--- Start of RECORDED INFORMATION ---

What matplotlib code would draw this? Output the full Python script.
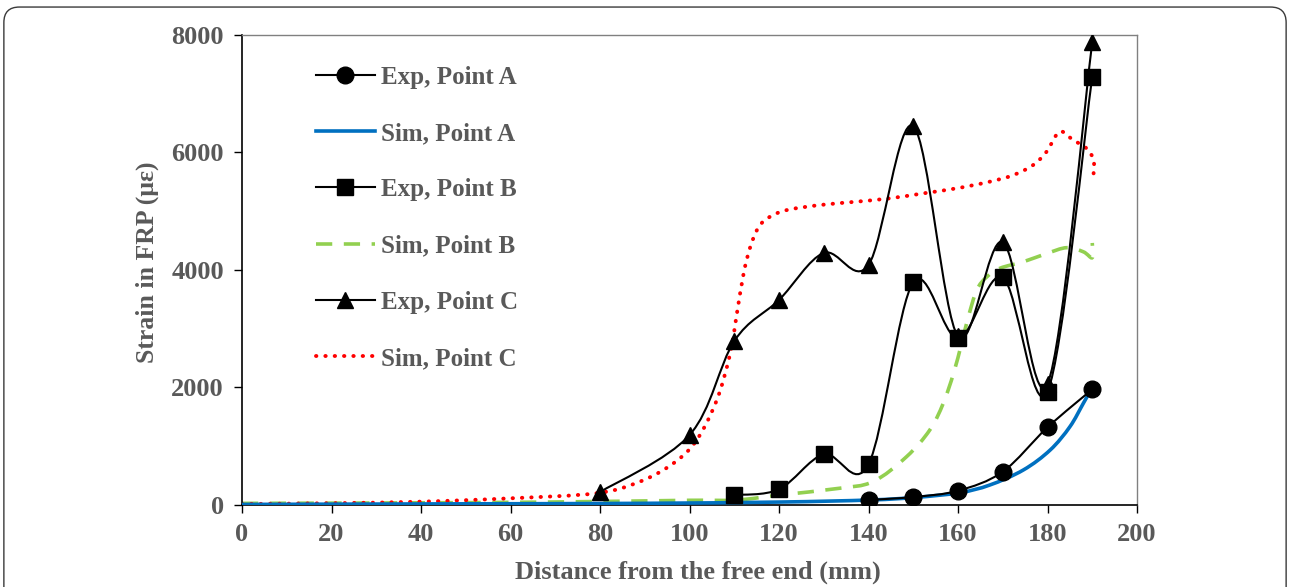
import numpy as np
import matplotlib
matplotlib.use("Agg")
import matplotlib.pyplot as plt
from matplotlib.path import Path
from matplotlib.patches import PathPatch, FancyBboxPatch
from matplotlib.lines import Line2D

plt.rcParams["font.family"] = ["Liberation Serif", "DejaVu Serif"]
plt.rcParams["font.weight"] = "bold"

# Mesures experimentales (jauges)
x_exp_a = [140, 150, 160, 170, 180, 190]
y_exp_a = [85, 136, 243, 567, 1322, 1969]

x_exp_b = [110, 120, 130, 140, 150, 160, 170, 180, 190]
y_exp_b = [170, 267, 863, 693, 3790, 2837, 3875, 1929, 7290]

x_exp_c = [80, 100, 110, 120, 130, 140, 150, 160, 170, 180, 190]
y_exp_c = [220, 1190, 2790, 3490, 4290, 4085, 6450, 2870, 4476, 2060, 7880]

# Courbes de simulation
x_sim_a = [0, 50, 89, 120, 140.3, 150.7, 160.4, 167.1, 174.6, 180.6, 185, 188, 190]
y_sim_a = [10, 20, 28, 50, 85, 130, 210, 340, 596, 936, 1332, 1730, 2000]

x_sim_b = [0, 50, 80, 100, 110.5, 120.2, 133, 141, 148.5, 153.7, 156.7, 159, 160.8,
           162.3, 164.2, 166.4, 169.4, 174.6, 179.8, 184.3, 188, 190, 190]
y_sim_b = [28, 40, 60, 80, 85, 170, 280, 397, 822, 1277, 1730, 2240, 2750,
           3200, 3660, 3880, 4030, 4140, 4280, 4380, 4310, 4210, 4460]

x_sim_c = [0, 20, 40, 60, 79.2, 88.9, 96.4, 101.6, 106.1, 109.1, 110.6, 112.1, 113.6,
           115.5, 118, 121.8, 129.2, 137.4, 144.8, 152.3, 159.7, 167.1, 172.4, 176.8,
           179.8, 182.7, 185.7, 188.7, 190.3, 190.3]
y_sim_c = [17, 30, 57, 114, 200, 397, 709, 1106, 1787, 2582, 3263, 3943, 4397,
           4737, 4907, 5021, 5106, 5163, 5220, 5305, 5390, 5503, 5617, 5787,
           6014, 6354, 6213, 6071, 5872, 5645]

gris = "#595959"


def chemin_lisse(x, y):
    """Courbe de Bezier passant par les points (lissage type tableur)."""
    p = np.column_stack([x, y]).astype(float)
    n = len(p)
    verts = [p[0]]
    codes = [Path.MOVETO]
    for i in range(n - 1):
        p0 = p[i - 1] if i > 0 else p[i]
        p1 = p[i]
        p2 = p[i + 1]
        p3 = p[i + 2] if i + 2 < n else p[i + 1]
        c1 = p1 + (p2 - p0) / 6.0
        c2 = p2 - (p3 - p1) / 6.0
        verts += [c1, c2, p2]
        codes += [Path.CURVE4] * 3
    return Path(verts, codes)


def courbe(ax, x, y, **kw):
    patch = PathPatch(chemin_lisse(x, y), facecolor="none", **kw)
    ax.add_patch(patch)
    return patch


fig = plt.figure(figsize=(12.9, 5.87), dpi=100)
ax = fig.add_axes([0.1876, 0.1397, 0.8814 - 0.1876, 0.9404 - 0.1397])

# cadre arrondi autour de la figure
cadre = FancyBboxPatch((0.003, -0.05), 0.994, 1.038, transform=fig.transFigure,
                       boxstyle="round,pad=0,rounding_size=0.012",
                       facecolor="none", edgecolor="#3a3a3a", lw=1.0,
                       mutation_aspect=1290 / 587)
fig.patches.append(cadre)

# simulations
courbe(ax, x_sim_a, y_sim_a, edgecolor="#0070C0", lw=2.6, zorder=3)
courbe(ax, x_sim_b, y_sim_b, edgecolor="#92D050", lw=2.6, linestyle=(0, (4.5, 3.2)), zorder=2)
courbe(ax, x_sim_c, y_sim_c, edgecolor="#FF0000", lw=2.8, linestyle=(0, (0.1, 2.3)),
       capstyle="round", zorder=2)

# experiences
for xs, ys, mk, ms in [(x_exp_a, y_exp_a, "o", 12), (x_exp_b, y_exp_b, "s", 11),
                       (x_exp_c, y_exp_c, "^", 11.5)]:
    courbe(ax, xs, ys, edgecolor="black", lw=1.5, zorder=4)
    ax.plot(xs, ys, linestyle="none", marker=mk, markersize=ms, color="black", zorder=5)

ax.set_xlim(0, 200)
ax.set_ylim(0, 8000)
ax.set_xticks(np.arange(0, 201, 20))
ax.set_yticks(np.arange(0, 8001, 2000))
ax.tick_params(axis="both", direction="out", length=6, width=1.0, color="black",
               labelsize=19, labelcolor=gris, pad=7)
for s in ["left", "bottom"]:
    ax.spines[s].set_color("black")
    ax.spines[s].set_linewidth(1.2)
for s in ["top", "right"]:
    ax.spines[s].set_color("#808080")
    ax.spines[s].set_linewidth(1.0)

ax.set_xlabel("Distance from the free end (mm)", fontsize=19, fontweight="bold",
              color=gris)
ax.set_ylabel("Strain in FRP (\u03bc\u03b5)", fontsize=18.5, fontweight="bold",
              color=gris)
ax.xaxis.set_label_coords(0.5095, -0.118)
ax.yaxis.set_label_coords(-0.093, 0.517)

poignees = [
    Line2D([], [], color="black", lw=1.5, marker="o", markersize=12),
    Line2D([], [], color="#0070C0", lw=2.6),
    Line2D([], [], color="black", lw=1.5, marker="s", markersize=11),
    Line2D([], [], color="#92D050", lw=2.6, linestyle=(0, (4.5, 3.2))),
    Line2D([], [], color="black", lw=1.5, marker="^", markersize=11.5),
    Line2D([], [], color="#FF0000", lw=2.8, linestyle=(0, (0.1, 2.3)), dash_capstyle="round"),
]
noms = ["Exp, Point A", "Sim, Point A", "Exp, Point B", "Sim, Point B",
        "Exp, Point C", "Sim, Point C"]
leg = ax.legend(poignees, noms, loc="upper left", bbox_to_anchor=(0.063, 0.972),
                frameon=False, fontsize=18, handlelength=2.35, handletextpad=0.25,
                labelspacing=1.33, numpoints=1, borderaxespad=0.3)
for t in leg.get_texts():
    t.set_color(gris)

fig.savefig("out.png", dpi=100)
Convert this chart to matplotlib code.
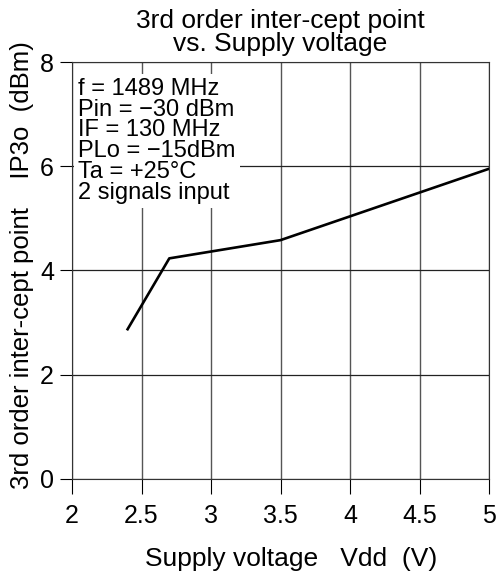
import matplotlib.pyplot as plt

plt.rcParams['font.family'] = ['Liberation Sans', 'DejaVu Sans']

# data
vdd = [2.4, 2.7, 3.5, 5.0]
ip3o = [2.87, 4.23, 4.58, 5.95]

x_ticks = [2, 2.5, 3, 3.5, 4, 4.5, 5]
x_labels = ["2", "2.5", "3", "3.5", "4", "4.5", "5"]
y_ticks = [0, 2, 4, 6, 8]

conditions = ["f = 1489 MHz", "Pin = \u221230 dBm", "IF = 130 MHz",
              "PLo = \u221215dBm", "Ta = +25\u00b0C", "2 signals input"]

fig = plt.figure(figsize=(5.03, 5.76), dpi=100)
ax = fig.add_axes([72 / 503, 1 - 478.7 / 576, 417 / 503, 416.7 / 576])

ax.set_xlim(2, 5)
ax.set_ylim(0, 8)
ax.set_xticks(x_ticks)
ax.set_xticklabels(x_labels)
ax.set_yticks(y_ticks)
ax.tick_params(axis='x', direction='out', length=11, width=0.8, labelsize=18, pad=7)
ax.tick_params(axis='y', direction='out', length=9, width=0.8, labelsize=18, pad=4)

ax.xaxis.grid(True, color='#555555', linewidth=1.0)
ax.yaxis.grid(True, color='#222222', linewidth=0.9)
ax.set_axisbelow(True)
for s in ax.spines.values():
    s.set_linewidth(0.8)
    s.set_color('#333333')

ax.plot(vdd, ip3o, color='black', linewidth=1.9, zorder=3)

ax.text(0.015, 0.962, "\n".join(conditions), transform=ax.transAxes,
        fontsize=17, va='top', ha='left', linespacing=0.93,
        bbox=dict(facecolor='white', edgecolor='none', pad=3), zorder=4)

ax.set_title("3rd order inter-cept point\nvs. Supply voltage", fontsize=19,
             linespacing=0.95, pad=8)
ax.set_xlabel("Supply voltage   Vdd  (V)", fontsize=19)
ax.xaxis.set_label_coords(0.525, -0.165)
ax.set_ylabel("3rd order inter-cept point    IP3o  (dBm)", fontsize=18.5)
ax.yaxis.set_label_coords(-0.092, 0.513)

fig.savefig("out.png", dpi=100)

--- End of RECORDED INFORMATION ---

#### REQUIRED WORK
Reproduce the records word for word, please, from their first line up to and including the line that contains "from matplotlib.lines import Line2D", but no pictures.

#### RESPONSE
What matplotlib code would draw this? Output the full Python script.
import numpy as np
import matplotlib
matplotlib.use("Agg")
import matplotlib.pyplot as plt
from matplotlib.path import Path
from matplotlib.patches import PathPatch, FancyBboxPatch
from matplotlib.lines import Line2D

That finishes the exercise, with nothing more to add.